Ну, во-первых, не все потеряно. Во-вторых… Понимаете, Нобелевская премия часто приходит с запозданием. Евтушенко был одним из ведущих мировых поэтов в шестидесятые годы. В семидесятые это было не так. У меня с ним сложные, но хорошие отношения, я люблю этого поэта, в общем люблю. Это раздражённая любовь, но любовь.
Евтушенко рождён говорить вслух то, о чём другие молчат, то, что замалчивают, и говорит это первым. Он иногда кокетничает этим, говоря о себе с несомненным самолюбованием, но всё-таки самое плохое и самое страшное. Никто не говорил о Евтушенко так плохо, как он сам о себе. Я очень высоко ценю его любовную лирику, его стихи шестидесятых годов, его «Монолог голубого песца» в частности, великое стихотворение абсолютно.
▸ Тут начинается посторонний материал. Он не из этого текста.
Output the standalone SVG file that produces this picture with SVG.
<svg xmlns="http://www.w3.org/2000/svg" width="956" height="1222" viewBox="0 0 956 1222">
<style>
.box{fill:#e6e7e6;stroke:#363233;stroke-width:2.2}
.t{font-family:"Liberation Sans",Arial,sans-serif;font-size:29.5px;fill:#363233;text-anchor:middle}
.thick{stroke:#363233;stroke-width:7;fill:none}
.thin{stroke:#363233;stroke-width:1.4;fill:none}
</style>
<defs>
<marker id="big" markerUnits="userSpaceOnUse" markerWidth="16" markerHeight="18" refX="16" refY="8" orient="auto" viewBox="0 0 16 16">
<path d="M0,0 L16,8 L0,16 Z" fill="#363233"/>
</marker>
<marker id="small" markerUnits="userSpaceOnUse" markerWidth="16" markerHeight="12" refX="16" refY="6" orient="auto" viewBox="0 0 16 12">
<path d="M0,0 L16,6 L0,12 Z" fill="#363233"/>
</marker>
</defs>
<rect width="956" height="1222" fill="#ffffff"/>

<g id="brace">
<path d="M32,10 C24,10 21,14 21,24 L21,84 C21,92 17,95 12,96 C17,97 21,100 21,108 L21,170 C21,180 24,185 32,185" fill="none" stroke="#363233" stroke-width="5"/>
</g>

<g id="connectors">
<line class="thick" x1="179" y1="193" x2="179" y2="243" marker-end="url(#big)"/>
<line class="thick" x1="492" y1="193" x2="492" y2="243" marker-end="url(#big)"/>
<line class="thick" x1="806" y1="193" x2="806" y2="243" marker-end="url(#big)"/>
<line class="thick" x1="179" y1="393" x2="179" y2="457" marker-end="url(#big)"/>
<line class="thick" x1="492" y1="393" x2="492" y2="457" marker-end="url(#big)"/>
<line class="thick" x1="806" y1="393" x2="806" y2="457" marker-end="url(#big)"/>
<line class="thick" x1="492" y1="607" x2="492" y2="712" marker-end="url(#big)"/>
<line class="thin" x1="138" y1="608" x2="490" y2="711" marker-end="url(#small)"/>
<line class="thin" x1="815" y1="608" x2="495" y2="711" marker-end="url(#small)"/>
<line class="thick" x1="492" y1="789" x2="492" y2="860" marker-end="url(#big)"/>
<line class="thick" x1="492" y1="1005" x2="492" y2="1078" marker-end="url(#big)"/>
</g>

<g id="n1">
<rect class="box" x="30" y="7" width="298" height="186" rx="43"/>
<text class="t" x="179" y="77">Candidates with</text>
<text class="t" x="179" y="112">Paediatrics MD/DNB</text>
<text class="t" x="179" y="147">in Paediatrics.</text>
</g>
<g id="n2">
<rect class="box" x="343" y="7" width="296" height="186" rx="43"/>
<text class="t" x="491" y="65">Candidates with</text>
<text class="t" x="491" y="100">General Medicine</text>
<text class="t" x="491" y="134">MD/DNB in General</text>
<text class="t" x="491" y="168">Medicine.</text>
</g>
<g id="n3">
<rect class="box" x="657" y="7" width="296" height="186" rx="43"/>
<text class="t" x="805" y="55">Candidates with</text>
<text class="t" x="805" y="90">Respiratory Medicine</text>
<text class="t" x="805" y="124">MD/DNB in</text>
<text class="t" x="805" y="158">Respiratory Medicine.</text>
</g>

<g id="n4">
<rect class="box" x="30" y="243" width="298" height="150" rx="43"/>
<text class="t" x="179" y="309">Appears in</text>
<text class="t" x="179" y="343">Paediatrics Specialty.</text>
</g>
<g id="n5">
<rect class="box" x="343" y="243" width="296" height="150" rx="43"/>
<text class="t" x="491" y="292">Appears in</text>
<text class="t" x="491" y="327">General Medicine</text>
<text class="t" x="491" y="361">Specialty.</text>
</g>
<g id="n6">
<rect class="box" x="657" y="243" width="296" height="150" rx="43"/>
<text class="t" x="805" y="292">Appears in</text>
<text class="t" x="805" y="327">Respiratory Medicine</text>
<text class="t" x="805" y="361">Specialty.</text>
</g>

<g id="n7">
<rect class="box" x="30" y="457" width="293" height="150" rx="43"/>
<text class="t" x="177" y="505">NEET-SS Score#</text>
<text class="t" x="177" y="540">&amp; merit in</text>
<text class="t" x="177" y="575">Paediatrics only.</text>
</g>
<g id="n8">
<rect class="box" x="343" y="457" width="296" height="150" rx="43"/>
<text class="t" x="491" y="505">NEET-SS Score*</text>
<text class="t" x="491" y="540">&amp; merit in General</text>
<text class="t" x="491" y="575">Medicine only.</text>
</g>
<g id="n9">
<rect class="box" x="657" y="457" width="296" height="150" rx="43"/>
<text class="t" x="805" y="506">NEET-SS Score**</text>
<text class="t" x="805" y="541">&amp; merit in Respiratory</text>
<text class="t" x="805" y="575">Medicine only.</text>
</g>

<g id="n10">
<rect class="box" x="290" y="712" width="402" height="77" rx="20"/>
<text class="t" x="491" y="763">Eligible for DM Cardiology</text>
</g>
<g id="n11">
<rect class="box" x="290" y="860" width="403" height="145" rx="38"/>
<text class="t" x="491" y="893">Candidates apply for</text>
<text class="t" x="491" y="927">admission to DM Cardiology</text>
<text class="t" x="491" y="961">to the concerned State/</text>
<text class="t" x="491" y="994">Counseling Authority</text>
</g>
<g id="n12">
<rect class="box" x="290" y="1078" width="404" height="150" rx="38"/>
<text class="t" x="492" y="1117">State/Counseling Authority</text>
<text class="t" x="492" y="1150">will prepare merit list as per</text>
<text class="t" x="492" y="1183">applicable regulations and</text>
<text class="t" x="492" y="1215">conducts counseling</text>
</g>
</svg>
Он рождён для эпох свободы, когда в этой свободе всё-таки остаётся частица недоговорённого. Вот он это последнее рабство раскрепощает, он выводит его на всеобщее поругание, он вытаскивает недоговорённое. А для эпох, концентрированно самоуглублённых, как семидесятые, он не рождён, потому что он именно человек публичный, а тихость, самоуглубление всегда выходит у него несколько, что ли, фальшиво. Он для этого и рождён. Он трибун. Вот «Долгие крики» — гениальное стихотворение, там всё это сказано:
Что ж ты, оратор, что ж ты, пророк?
Ты растерялся, продрог и промок.
Кончились пули. Сорван твой голос.
Дождь заливает твой костерок.
Но не тужи, что обидно до слёз.
Можно о стольком подумать всерьёз.
Времени много… «Долгие крики» —
так называется перевоз.
Вот он рождён кричать — кричать, когда все молчат. А эпоха самоуглубления у него не очень получается — и получаются такие довольно, на мой взгляд, фальшивые стихи, как «Серёжка ольховая» («Уронит ли ветер в ладони серёжку ольховую»). Это хорошие стихи, но такие стихи могут многие написать. Он совершенно правильно написал о семидесятых:
В поэзии сегодня как-то рыхло,
Бубенчиков полно — набата нет.
Трибунная поэзия притихла,
а «тихая» криклива: «С нами Фет!»
Он совершенно правильно написал об этом. Он трибун. И он рождён кричать о том, о чём молчат. Вот то, что он делал в шестидесятые, было гениально. И я, когда он соответствовал своему темпераменту, я бы ему охотно Нобеля вручил.